* Task prompt *
Quote all of the data exactly as given. Skip every picture it contains.

* Given material *
---
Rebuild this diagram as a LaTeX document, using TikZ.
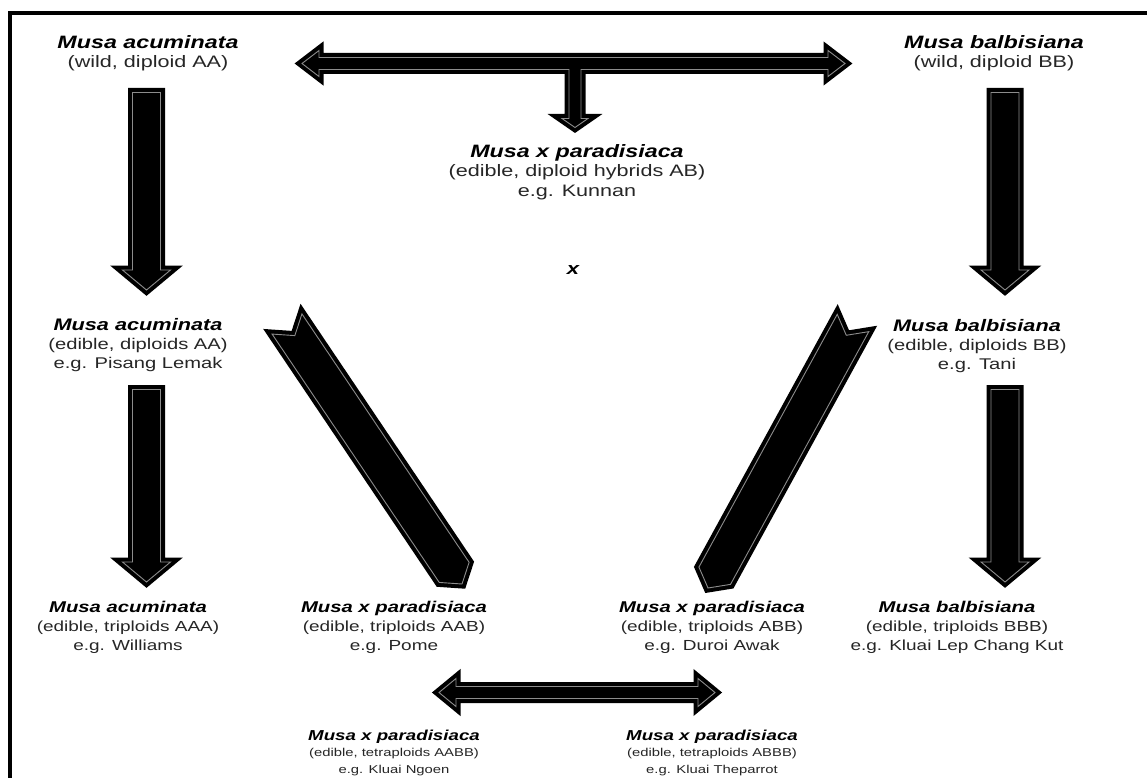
\documentclass[tikz,border=0pt]{standalone}
\usepackage{fontspec}
\setmainfont{Liberation Sans}[FakeStretch=1.3]
\usetikzlibrary{calc,positioning}
\newcommand{\taxon}[2]{{\color{black}\fontsize{#1}{#1}\selectfont\bfseries\itshape #2}}
% straight block arrow: start, tip, shaft half width, head half width, head length
\newcommand{\blockarrow}[5]{\coordinate (hb) at ($(#2)!#5!(#1)$);
\draw[blockarr] ($(#1)!#3!90:(#2)$) -- ($(hb)!#3!90:(#2)$) -- ($(hb)!#4!90:(#2)$) -- (#2) -- ($(hb)!#4!-90:(#2)$) -- ($(hb)!#3!-90:(#2)$) -- ($(#1)!#3!-90:(#2)$) -- cycle;}
% block arrow with a head at both ends
\newcommand{\dblblockarrow}[5]{\coordinate (hb1) at ($(#1)!#5!(#2)$); \coordinate (hb2) at ($(#2)!#5!(#1)$);
\draw[blockarr] (#1) -- ($(hb1)!#4!90:(#2)$) -- ($(hb1)!#3!90:(#2)$) -- ($(hb2)!#3!-90:(#1)$) -- ($(hb2)!#4!-90:(#1)$) -- (#2) -- ($(hb2)!#4!90:(#1)$) -- ($(hb2)!#3!90:(#1)$) -- ($(hb1)!#3!-90:(#2)$) -- ($(hb1)!#4!-90:(#2)$) -- cycle;}
% notched tail, short pointed tip
\newcommand{\chevarrow}[5]{\coordinate (cb) at ($(#2)!#4!(#1)$); \coordinate (cn) at ($(#1)!#5!(#2)$);
\draw[blockarr] ($(#1)!#3!90:(#2)$) -- ($(cb)!#3!90:(#2)$) -- (#2) -- ($(cb)!#3!-90:(#2)$) -- ($(#1)!#3!-90:(#2)$) -- (cn) -- cycle;}
\begin{document}
\begin{tikzpicture}[x=1pt,y=-1pt,
lbl/.style={align=center,inner sep=0pt,anchor=north,text=black!85},
lbltop/.style={lbl,font=\fontsize{16.6}{19.5}\selectfont},
lblmid/.style={lbl,font=\fontsize{15.5}{19}\selectfont},
lbltri/.style={lbl,font=\fontsize{14.6}{19}\selectfont},
lbltet/.style={lbl,font=\fontsize{11.4}{16.5}\selectfont},
blockarr/.style={draw=black!45,line width=0.9pt,line join=miter,preaction={draw=black,fill=black,line width=9pt,line join=miter,miter limit=10}}]
\clip (0,0) rectangle (1147,778);
\fill[white] (0,0) rectangle (1147,778);
\draw[line width=3.5pt] (10,13) rectangle (1170,800);
\node[lbltop] (accwild) at (148,35) {\taxon{17.9}{Musa acuminata}\\(wild, diploid AA)};
\node[lbltop] (balwild) at (994,35) {\taxon{17.9}{Musa balbisiana}\\(wild, diploid BB)};
\node[lbltop] (parAB) at (577,144) {\taxon{17.9}{Musa x paradisiaca}\\(edible, diploid hybrids AB)\\e.g. Kunnan};
\node[inner sep=0pt] (cross) at (573,270) {\taxon{17}{x}};
\node[lblmid] (accAA) at (138,318) {\taxon{16.7}{Musa acuminata}\\(edible, diploids AA)\\e.g. Pisang Lemak};
\node[lblmid] (balBB) at (977,319) {\taxon{16.7}{Musa balbisiana}\\(edible, diploids BB)\\e.g. Tani};
\node[lbltri] (accAAA) at (128,601) {\taxon{15.6}{Musa acuminata}\\(edible, triploids AAA)\\e.g. Williams};
\node[lbltri] (parAAB) at (394,601) {\taxon{15.6}{Musa x paradisiaca}\\(edible, triploids AAB)\\e.g. Pome};
\node[lbltri] (parABB) at (712,601) {\taxon{15.6}{Musa x paradisiaca}\\(edible, triploids ABB)\\e.g. Duroi Awak};
\node[lbltri] (balBBB) at (957,601) {\taxon{15.6}{Musa balbisiana}\\(edible, triploids BBB)\\e.g. Kluai Lep Chang Kut};
\node[lbltet,below=76pt of parAAB] (parAABB) {\taxon{14.4}{Musa x paradisiaca}\\(edible, tetraploids AABB)\\e.g. Kluai Ngoen};
\node[lbltet,below=76pt of parABB] (parABBB) {\taxon{14.4}{Musa x paradisiaca}\\(edible, tetraploids ABBB)\\e.g. Kluai Theparrot};
% wild cross and the hybrid below it
\coordinate (wildL) at (302,63.5); \coordinate (wildR) at (845,63.5); \coordinate (wildD) at (575,127.5);
\draw[blockarr] (wildL) -- (319,50.5) -- (319,57.5) -- (828,57.5) -- (828,50.5) -- (wildR) -- (828,76.5) -- (828,69.5) -- (581,69.5) -- (581,118.5) -- (588,118.5) -- (wildD) -- (562,118.5) -- (569,118.5) -- (569,69.5) -- (319,69.5) -- (319,76.5) -- cycle;
\coordinate (accA) at (146.5,92.5); \coordinate (accB) at (146.5,290); \blockarrow{accA}{accB}{14pt}{24pt}{20pt}
\coordinate (accC) at (146.5,389.5); \coordinate (accD) at (146.5,582); \blockarrow{accC}{accD}{14pt}{24pt}{20pt}
\coordinate (balA) at (1005,92.5); \coordinate (balB) at (1005,290); \blockarrow{balA}{balB}{14pt}{24pt}{20pt}
\coordinate (balC) at (1005,389.5); \coordinate (balD) at (1005,582); \blockarrow{balC}{balD}{14pt}{24pt}{20pt}
\coordinate (dlA) at (287,324); \coordinate (dlB) at (462,584); \chevarrow{dlA}{dlB}{18pt}{14pt}{14pt}
\coordinate (drA) at (853,323); \coordinate (drB) at (708,588); \chevarrow{drA}{drB}{18pt}{14pt}{14pt}
\coordinate (tetL) at (439,692.5); \coordinate (tetR) at (715,692.5); \dblblockarrow{tetL}{tetR}{6pt}{14pt}{17pt}
\end{tikzpicture}
\end{document}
---
* Result below *
Rebuild this diagram as a LaTeX document, using TikZ.
\documentclass[tikz,border=0pt]{standalone}
\usepackage{fontspec}
\setmainfont{Liberation Sans}[FakeStretch=1.3]
\usetikzlibrary{calc,positioning}
\newcommand{\taxon}[2]{{\color{black}\fontsize{#1}{#1}\selectfont\bfseries\itshape #2}}
% straight block arrow: start, tip, shaft half width, head half width, head length
\newcommand{\blockarrow}[5]{\coordinate (hb) at ($(#2)!#5!(#1)$);
\draw[blockarr] ($(#1)!#3!90:(#2)$) -- ($(hb)!#3!90:(#2)$) -- ($(hb)!#4!90:(#2)$) -- (#2) -- ($(hb)!#4!-90:(#2)$) -- ($(hb)!#3!-90:(#2)$) -- ($(#1)!#3!-90:(#2)$) -- cycle;}
% block arrow with a head at both ends
\newcommand{\dblblockarrow}[5]{\coordinate (hb1) at ($(#1)!#5!(#2)$); \coordinate (hb2) at ($(#2)!#5!(#1)$);
\draw[blockarr] (#1) -- ($(hb1)!#4!90:(#2)$) -- ($(hb1)!#3!90:(#2)$) -- ($(hb2)!#3!-90:(#1)$) -- ($(hb2)!#4!-90:(#1)$) -- (#2) -- ($(hb2)!#4!90:(#1)$) -- ($(hb2)!#3!90:(#1)$) -- ($(hb1)!#3!-90:(#2)$) -- ($(hb1)!#4!-90:(#2)$) -- cycle;}
% notched tail, short pointed tip
\newcommand{\chevarrow}[5]{\coordinate (cb) at ($(#2)!#4!(#1)$); \coordinate (cn) at ($(#1)!#5!(#2)$);
\draw[blockarr] ($(#1)!#3!90:(#2)$) -- ($(cb)!#3!90:(#2)$) -- (#2) -- ($(cb)!#3!-90:(#2)$) -- ($(#1)!#3!-90:(#2)$) -- (cn) -- cycle;}
\begin{document}
\begin{tikzpicture}[x=1pt,y=-1pt,
lbl/.style={align=center,inner sep=0pt,anchor=north,text=black!85},
lbltop/.style={lbl,font=\fontsize{16.6}{19.5}\selectfont},
lblmid/.style={lbl,font=\fontsize{15.5}{19}\selectfont},
lbltri/.style={lbl,font=\fontsize{14.6}{19}\selectfont},
lbltet/.style={lbl,font=\fontsize{11.4}{16.5}\selectfont},
blockarr/.style={draw=black!45,line width=0.9pt,line join=miter,preaction={draw=black,fill=black,line width=9pt,line join=miter,miter limit=10}}]
\clip (0,0) rectangle (1147,778);
\fill[white] (0,0) rectangle (1147,778);
\draw[line width=3.5pt] (10,13) rectangle (1170,800);
\node[lbltop] (accwild) at (148,35) {\taxon{17.9}{Musa acuminata}\\(wild, diploid AA)};
\node[lbltop] (balwild) at (994,35) {\taxon{17.9}{Musa balbisiana}\\(wild, diploid BB)};
\node[lbltop] (parAB) at (577,144) {\taxon{17.9}{Musa x paradisiaca}\\(edible, diploid hybrids AB)\\e.g. Kunnan};
\node[inner sep=0pt] (cross) at (573,270) {\taxon{17}{x}};
\node[lblmid] (accAA) at (138,318) {\taxon{16.7}{Musa acuminata}\\(edible, diploids AA)\\e.g. Pisang Lemak};
\node[lblmid] (balBB) at (977,319) {\taxon{16.7}{Musa balbisiana}\\(edible, diploids BB)\\e.g. Tani};
\node[lbltri] (accAAA) at (128,601) {\taxon{15.6}{Musa acuminata}\\(edible, triploids AAA)\\e.g. Williams};
\node[lbltri] (parAAB) at (394,601) {\taxon{15.6}{Musa x paradisiaca}\\(edible, triploids AAB)\\e.g. Pome};
\node[lbltri] (parABB) at (712,601) {\taxon{15.6}{Musa x paradisiaca}\\(edible, triploids ABB)\\e.g. Duroi Awak};
\node[lbltri] (balBBB) at (957,601) {\taxon{15.6}{Musa balbisiana}\\(edible, triploids BBB)\\e.g. Kluai Lep Chang Kut};
\node[lbltet,below=76pt of parAAB] (parAABB) {\taxon{14.4}{Musa x paradisiaca}\\(edible, tetraploids AABB)\\e.g. Kluai Ngoen};
\node[lbltet,below=76pt of parABB] (parABBB) {\taxon{14.4}{Musa x paradisiaca}\\(edible, tetraploids ABBB)\\e.g. Kluai Theparrot};
% wild cross and the hybrid below it
\coordinate (wildL) at (302,63.5); \coordinate (wildR) at (845,63.5); \coordinate (wildD) at (575,127.5);
\draw[blockarr] (wildL) -- (319,50.5) -- (319,57.5) -- (828,57.5) -- (828,50.5) -- (wildR) -- (828,76.5) -- (828,69.5) -- (581,69.5) -- (581,118.5) -- (588,118.5) -- (wildD) -- (562,118.5) -- (569,118.5) -- (569,69.5) -- (319,69.5) -- (319,76.5) -- cycle;
\coordinate (accA) at (146.5,92.5); \coordinate (accB) at (146.5,290); \blockarrow{accA}{accB}{14pt}{24pt}{20pt}
\coordinate (accC) at (146.5,389.5); \coordinate (accD) at (146.5,582); \blockarrow{accC}{accD}{14pt}{24pt}{20pt}
\coordinate (balA) at (1005,92.5); \coordinate (balB) at (1005,290); \blockarrow{balA}{balB}{14pt}{24pt}{20pt}
\coordinate (balC) at (1005,389.5); \coordinate (balD) at (1005,582); \blockarrow{balC}{balD}{14pt}{24pt}{20pt}
\coordinate (dlA) at (287,324); \coordinate (dlB) at (462,584); \chevarrow{dlA}{dlB}{18pt}{14pt}{14pt}
\coordinate (drA) at (853,323); \coordinate (drB) at (708,588); \chevarrow{drA}{drB}{18pt}{14pt}{14pt}
\coordinate (tetL) at (439,692.5); \coordinate (tetR) at (715,692.5); \dblblockarrow{tetL}{tetR}{6pt}{14pt}{17pt}
\end{tikzpicture}
\end{document}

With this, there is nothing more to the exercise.